Suicidal Thoughts



‘There’s two acts of creation at work in the novel: the writer’s, and the reader’s.’

– Rodney Hall.

Some books, you read them and they go right through you like a glass of water. Other books seem to take up residence and become a part of who you are, like marrow, or muscle fibre.

I recently read Sylvia Plath’s The Bell Jar for the second time.

I found myself reading her again after a confluence of events: I had intended to pick up The Bell Jar again after seeing something that made a profound impact on me earlier in the year. The way it transpired seemed as if it was mapped out by something Esther Greenwood observes when she goes skiing.

The second thing was when a friend of mine read her last published collection, Ariel, and couldn’t make sense of it, so he passed it on. And I got into an argument with some fool who came into my business and said that she thought Plath was a bad poet.

Most of the poetry I’d been reading this year was sonnets, all of which are governed by a pretty rigorous structure. Their resonances, created through a rigorous, obvious rhyme and meter, are easily observed and hold you in step, like you’re listening to a rock song.

Obviously, as a modern poet, Sylvia’s structures are an entirely different thing. The poem spreads over you like a cloud and you are acted upon by its electricity. Rhymes are thrown up in abstruse places for resonance, rather than drive.

The place Sylvia really excels is in her imagery.
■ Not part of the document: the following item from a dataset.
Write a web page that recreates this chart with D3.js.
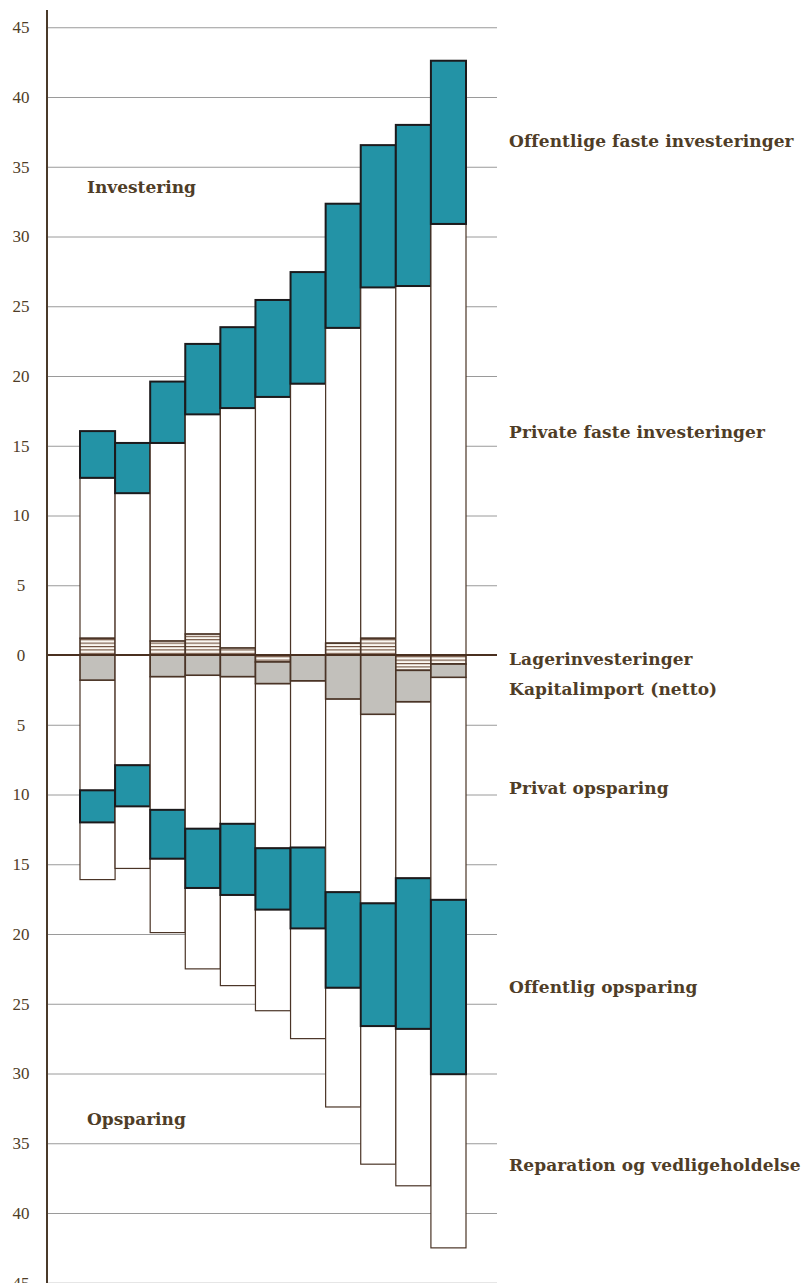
<!DOCTYPE html>
<html><head><meta charset="utf-8">
<script src="https://cdn.jsdelivr.net/npm/d3@7"></script>
<style>
html,body{margin:0;padding:0;background:#fff;}
svg{display:block;}
</style></head>
<body>
<svg id="chart" width="807" height="1283"></svg>
<script>
// ---- data (values in the chart's units; savings drawn below zero) ----
const bars = ["1","2","3","4","5","6","7","8","9","10","11"];
const lagerinvesteringer   = [1.2, 0, 1.0, 1.5, 0.5, -0.5, 0, 0.85, 1.2, -1.1, -0.65];
const privateFaste         = [11.5, 11.6, 14.2, 15.75, 17.2, 18.5, 19.45, 22.6, 25.15, 26.45, 30.9];
const offentligeFaste      = [3.35, 3.6, 4.4, 5.05, 5.8, 6.95, 8.0, 8.9, 10.2, 11.55, 11.7];
const kapitalimport        = [1.8, 0, 1.55, 1.45, 1.55, 1.55, 1.85, 3.15, 4.25, 2.25, 0.95];
const privatOpsparing      = [7.9, 7.9, 9.55, 11.0, 10.55, 11.8, 11.95, 13.85, 13.55, 12.65, 15.95];
const offentligOpsparing   = [2.3, 2.95, 3.5, 4.25, 5.1, 4.4, 5.8, 6.85, 8.8, 10.8, 12.5];
const reparation           = [4.1, 4.45, 5.3, 5.8, 6.5, 7.25, 7.9, 8.55, 9.9, 11.25, 12.45];
const tickValues = [45,40,35,30,25,20,15,10,5,0,-5,-10,-15,-20,-25,-30,-35,-40,-45];
const seriesLabels = ["Offentlige faste investeringer","Private faste investeringer","Lagerinvesteringer",
  "Kapitalimport (netto)","Privat opsparing","Offentlig opsparing","Reparation og vedligeholdelse"];
const sideLabels = ["Investering","Opsparing"];

// ---- drawing ----
const svg = d3.select("#chart");
const y = d3.scaleLinear().domain([45,-45]).range([27.25,1282.75]);
const x = d3.scaleBand().domain(bars).range([80,466]).padding(0);
const axisX = 47, gridEnd = 497;
const brown = "#4f3d27";
const textFont = "'DejaVu Serif', serif";

const defs = svg.append("defs");
const pat = defs.append("pattern").attr("id","stripes").attr("patternUnits","userSpaceOnUse")
  .attr("width",6).attr("height",3.4);
pat.append("rect").attr("width",6).attr("height",3.4).attr("fill","#fbf8f2");
pat.append("rect").attr("y",0).attr("width",6).attr("height",1.1).attr("fill","#6b4a38");

// gridlines
svg.append("g").attr("transform",`translate(${axisX},0)`)
  .call(d3.axisRight(y).tickValues(tickValues).tickSize(gridEnd-axisX).tickFormat(""))
  .call(g=>g.select(".domain").remove())
  .call(g=>g.selectAll("line").attr("stroke","#9a9a9a").attr("stroke-width",1));

// tick labels
svg.append("g").attr("transform",`translate(${axisX},0)`)
  .call(d3.axisLeft(y).tickValues(tickValues).tickSize(0).tickFormat(d=>Math.abs(d)))
  .call(g=>g.select(".domain").remove())
  .call(g=>g.selectAll("text").attr("x",-26).attr("text-anchor","middle")
     .attr("fill",brown).style("font-family","'Liberation Serif', serif").style("font-size","17px"));

// bars
const fills = {lager:"url(#stripes)", pf:"#ffffff", of:"#2393a6", kap:"#c2c0bb", po:"#ffffff", oo:"#2393a6", rep:"#ffffff"};
bars.forEach((b,i)=>{
  const segs = [];
  let top = 0;
  if (lagerinvesteringer[i] > 0) { segs.push({k:"lager", a:0, b:lagerinvesteringer[i]}); top = lagerinvesteringer[i]; }
  segs.push({k:"pf", a:top, b:top+privateFaste[i]}); top += privateFaste[i];
  segs.push({k:"of", a:top, b:top+offentligeFaste[i]});
  let bot = 0;
  if (lagerinvesteringer[i] < 0) { segs.push({k:"lager", a:0, b:lagerinvesteringer[i]}); bot = lagerinvesteringer[i]; }
  if (kapitalimport[i] > 0) { segs.push({k:"kap", a:bot, b:bot-kapitalimport[i]}); bot -= kapitalimport[i]; }
  segs.push({k:"po", a:bot, b:bot-privatOpsparing[i]}); bot -= privatOpsparing[i];
  segs.push({k:"oo", a:bot, b:bot-offentligOpsparing[i]}); bot -= offentligOpsparing[i];
  segs.push({k:"rep", a:bot, b:bot-reparation[i]});
  const order = ["pf","po","rep","lager","kap","of","oo"];
  segs.sort((p,q)=>order.indexOf(p.k)-order.indexOf(q.k));
  const g = svg.append("g");
  g.selectAll("rect").data(segs).join("rect")
    .attr("x", x(b)).attr("width", x.bandwidth())
    .attr("y", d=>Math.min(y(d.a),y(d.b))).attr("height", d=>Math.abs(y(d.a)-y(d.b)))
    .attr("fill", d=>fills[d.k])
    .attr("stroke", d=>(d.k==="of"||d.k==="oo")?"#1c1a1c":"#4a3426")
    .attr("stroke-width", d=>(d.k==="of"||d.k==="oo")?2:(d.k==="kap"||d.k==="lager")?1.6:1.2);
});

// zero line
svg.append("line").attr("x1",axisX).attr("x2",gridEnd).attr("y1",y(0)).attr("y2",y(0))
  .attr("stroke","#4a3020").attr("stroke-width",2);
// axis line
svg.append("line").attr("x1",axisX).attr("x2",axisX).attr("y1",10).attr("y2",1283)
  .attr("stroke","#4a3a2a").attr("stroke-width",2);

// series labels (right)
const labelY = [36.85, 15.95, -0.3, -2.45, -9.55, -23.8, -36.55];
svg.append("g").selectAll("text").data(seriesLabels).join("text")
  .attr("x",509).attr("y",(d,i)=>y(labelY[i])).attr("dy","0.35em")
  .attr("fill",brown).style("font-family",textFont).style("font-weight","bold").style("font-size","17px")
  .style("letter-spacing","0.1px")
  .text(d=>d);
const sideY = [33.55, -33.3];
svg.append("g").selectAll("text").data(sideLabels).join("text")
  .attr("x",87).attr("y",(d,i)=>y(sideY[i])).attr("dy","0.35em")
  .attr("fill",brown).style("font-family",textFont).style("font-weight","bold").style("font-size","17px")
  .text(d=>d);
</script>
</body></html>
Poetics are the business of bringing together two things that, as they intersect, bring a third thing into being, not unlike the light emitted from between the two poles of an electric lightbulb.

A poet that you remember builds their own unique symbolic lexicon and the miracle that impresses them upon you, into your memory and in fact the lenses of your own perception, is that it’s not a language you have to learn; it is already within you.
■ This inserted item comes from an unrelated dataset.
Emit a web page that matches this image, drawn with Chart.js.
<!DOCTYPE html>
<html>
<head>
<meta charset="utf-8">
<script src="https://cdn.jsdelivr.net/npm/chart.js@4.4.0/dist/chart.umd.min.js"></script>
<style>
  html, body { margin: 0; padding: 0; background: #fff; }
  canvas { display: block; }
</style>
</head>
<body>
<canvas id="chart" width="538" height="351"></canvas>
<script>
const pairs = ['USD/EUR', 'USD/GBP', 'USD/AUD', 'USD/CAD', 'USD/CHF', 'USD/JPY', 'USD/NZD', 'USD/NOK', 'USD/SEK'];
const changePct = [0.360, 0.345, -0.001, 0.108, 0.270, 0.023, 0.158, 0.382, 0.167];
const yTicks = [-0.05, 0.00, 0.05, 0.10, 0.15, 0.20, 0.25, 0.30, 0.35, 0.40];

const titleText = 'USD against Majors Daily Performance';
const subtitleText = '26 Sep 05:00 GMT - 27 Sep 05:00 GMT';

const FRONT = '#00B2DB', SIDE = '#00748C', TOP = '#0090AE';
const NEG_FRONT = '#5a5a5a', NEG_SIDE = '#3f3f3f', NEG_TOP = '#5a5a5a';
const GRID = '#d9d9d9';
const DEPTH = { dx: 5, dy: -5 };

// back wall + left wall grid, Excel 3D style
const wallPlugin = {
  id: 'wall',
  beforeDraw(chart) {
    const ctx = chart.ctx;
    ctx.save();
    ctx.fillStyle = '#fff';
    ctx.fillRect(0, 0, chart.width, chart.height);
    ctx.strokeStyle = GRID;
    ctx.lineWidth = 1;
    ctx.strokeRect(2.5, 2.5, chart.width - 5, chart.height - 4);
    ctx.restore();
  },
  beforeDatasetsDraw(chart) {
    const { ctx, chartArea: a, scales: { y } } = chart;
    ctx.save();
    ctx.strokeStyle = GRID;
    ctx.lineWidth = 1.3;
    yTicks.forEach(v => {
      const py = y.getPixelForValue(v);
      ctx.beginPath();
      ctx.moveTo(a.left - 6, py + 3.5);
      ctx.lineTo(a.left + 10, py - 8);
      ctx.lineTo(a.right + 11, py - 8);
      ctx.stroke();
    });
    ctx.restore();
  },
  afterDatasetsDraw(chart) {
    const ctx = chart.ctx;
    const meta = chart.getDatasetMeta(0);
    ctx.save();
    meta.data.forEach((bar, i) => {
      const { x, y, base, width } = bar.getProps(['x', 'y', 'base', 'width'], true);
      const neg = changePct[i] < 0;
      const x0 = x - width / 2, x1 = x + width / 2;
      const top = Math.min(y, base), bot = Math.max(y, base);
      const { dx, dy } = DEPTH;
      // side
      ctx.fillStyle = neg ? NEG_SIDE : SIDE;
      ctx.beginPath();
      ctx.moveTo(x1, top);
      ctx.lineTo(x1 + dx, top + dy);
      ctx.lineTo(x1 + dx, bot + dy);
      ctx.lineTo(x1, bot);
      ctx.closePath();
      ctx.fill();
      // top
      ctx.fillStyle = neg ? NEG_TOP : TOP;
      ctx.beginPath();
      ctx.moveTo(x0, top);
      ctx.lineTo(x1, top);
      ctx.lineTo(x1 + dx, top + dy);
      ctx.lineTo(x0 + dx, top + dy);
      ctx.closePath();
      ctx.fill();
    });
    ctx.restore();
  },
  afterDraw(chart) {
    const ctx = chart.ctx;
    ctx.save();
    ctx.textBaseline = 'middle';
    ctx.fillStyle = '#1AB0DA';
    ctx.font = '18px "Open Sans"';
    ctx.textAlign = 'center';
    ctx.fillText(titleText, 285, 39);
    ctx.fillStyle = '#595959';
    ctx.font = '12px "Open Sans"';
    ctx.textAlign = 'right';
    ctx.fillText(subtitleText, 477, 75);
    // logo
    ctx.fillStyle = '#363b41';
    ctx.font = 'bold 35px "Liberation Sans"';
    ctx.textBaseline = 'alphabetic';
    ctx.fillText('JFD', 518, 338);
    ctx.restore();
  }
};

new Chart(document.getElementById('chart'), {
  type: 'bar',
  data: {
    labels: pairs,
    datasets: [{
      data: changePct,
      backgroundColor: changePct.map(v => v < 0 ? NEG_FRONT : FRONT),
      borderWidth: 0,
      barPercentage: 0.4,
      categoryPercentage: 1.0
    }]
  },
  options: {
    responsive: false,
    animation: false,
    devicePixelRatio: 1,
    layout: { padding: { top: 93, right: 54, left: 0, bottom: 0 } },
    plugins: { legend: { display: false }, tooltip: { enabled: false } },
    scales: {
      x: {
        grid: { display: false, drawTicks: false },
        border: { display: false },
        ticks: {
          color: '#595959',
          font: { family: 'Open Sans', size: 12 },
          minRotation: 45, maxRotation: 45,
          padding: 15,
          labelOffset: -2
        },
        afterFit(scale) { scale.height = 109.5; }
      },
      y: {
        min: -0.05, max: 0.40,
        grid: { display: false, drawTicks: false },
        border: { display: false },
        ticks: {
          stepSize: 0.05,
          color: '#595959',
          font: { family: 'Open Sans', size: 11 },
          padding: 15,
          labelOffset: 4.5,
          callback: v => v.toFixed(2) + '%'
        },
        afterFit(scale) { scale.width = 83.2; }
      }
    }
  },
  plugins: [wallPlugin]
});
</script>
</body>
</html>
It is a language you recognise. The foreign aspect of the poems is their structure. That is the part that is Plath’s: working with the structure is what gives the sensation of entering her mind.
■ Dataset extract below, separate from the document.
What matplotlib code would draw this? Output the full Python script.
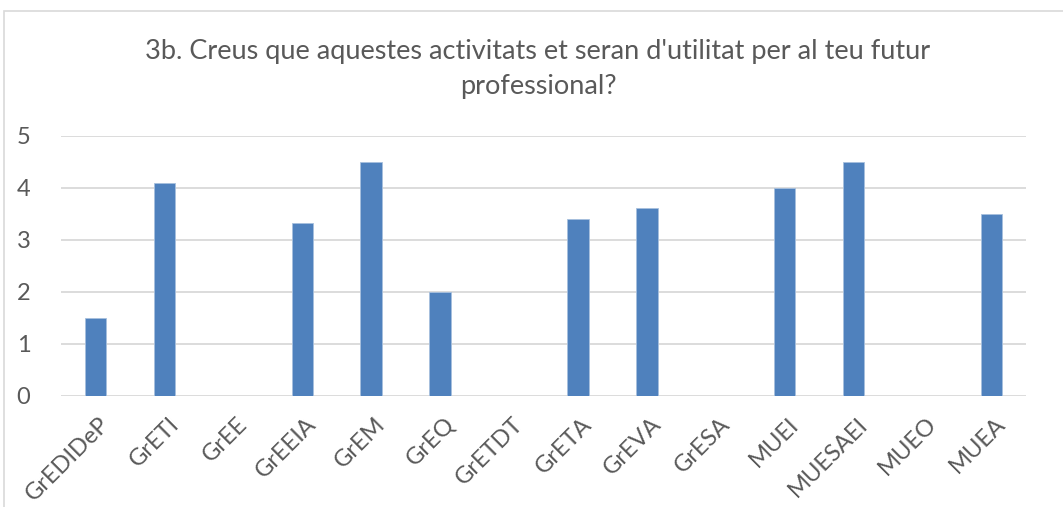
import matplotlib.pyplot as plt
from matplotlib.patches import Rectangle
import matplotlib.transforms as mtransforms

plt.rcParams['font.family'] = ['Lato', 'DejaVu Sans']

# Data
categories = ['GrEDIDeP', 'GrETI', 'GrEE', 'GrEEIA', 'GrEM', 'GrEQ', 'GrETDT',
              'GrETA', 'GrEVA', 'GrESA', 'MUEI', 'MUESAEI', 'MUEO', 'MUEA']
values = [1.5, 4.1, 0, 3.33, 4.5, 2.0, 0, 3.4, 3.62, 0, 4.0, 4.5, 0, 3.5]
yticks = [0, 1, 2, 3, 4, 5]
title = "3b. Creus que aquestes activitats et seran d'utilitat per al teu futur\nprofessional?"

text_color = '#595959'
bar_color = '#4F81BD'
grid_color = '#D9D9D9'

W, H = 1063, 507
fig = plt.figure(figsize=(W / 100, H / 100), dpi=100)
fig.patch.set_facecolor('white')

# chart area border (cropped on right/bottom)
fig.patches.append(Rectangle((4 / W, -0.1), 1.2, (H - 11) / H + 0.1,
                             transform=fig.transFigure, fill=False,
                             edgecolor=grid_color, linewidth=1.2))

ax = fig.add_axes([61 / W, 1 - 396 / H, (1026 - 61) / W, (396 - 136) / H])
x = range(len(categories))
ax.bar(x, values, width=0.31, color=bar_color, edgecolor='#A7C0DE',
       linewidth=0.6, zorder=3)

ax.set_xlim(-0.5, len(categories) - 0.5)
ax.set_ylim(0, 5)
ax.set_yticks(yticks)
ax.yaxis.grid(True, color=grid_color, linewidth=1.3, zorder=0)
ax.set_axisbelow(True)
for s in ax.spines.values():
    s.set_visible(False)
ax.tick_params(axis='both', length=0, colors=text_color, labelsize=17)
ax.tick_params(axis='y', pad=22)

ax.set_xticks(list(x))
ax.set_xticklabels(categories, rotation=45, ha='right', va='center',
                   rotation_mode='anchor')
offset = mtransforms.ScaledTranslation(11 / 100, -20 / 100, fig.dpi_scale_trans)
for lab in ax.get_xticklabels():
    lab.set_transform(lab.get_transform() + offset)

fig.text(538 / W, 1 - 69 / H, title, ha='center', va='center', fontsize=19.5,
         color=text_color, linespacing=1.5)

fig.savefig('out.png', dpi=100)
In that way, I remember passages of The Bell Jar. And I think I’m building an understanding out of her oeuvre every day; I’ll be daydreaming and suddenly round a corner and find a part of something she wrote crouching there, lying in wait for me.


The Bell Jar wasn’t a riveting read for its entirety, but I’ve continued to think about it over the weeks since I finished it. One of the scenes, or some of its lines will blossom in my imagination and begin revolving in the darkness of my mind like a strange flower.

From the little I know about Sylvia Plath, she was dead at thirty. She killed herself by asphyxiation in the gas oven at home after her husband left her and their two little children. By that time, she’d published a single volume of poetry, Colossus, and The Bell Jar under a pseudonym. Ariel was published posthumously.

The Bell Jar is a thinly-veiled autobiography about the year she goes crazy, attempts suicide, and ends up in an institution. The first half transpires in New York, while her protagonist, Esther Greenwood, works as a cadet at a fashion magazine. Life is a parade of parties constituted of a tissue of pointlessness.

The whole thing is rendered as quite strange, as presented through Greenwood’s lens of perception. She is disappointed by a succession of men, all of whom try to harm her, to a greater or lesser extent, after their own fashion.

The harm they visit on her is doubled by the fact that she lives in a fake world, full of people that work as the play actors of ersatz emotions.

The second half details her suicide attempts and the time she spends in institutions. The entire book is characterised by a brutal courage, which is at odds with its lightness of touch. Her irony is as thin as the shades of a watercolour, and you have to stand somewhat removed to properly catch her drift.

I suspect her gravity as a poet is represented by the fact some of the phrases and situations are still rising through my mind weeks later, like the sound of a wrecked ship’s bell rising through the waves, ringing from the bottom of the ocean.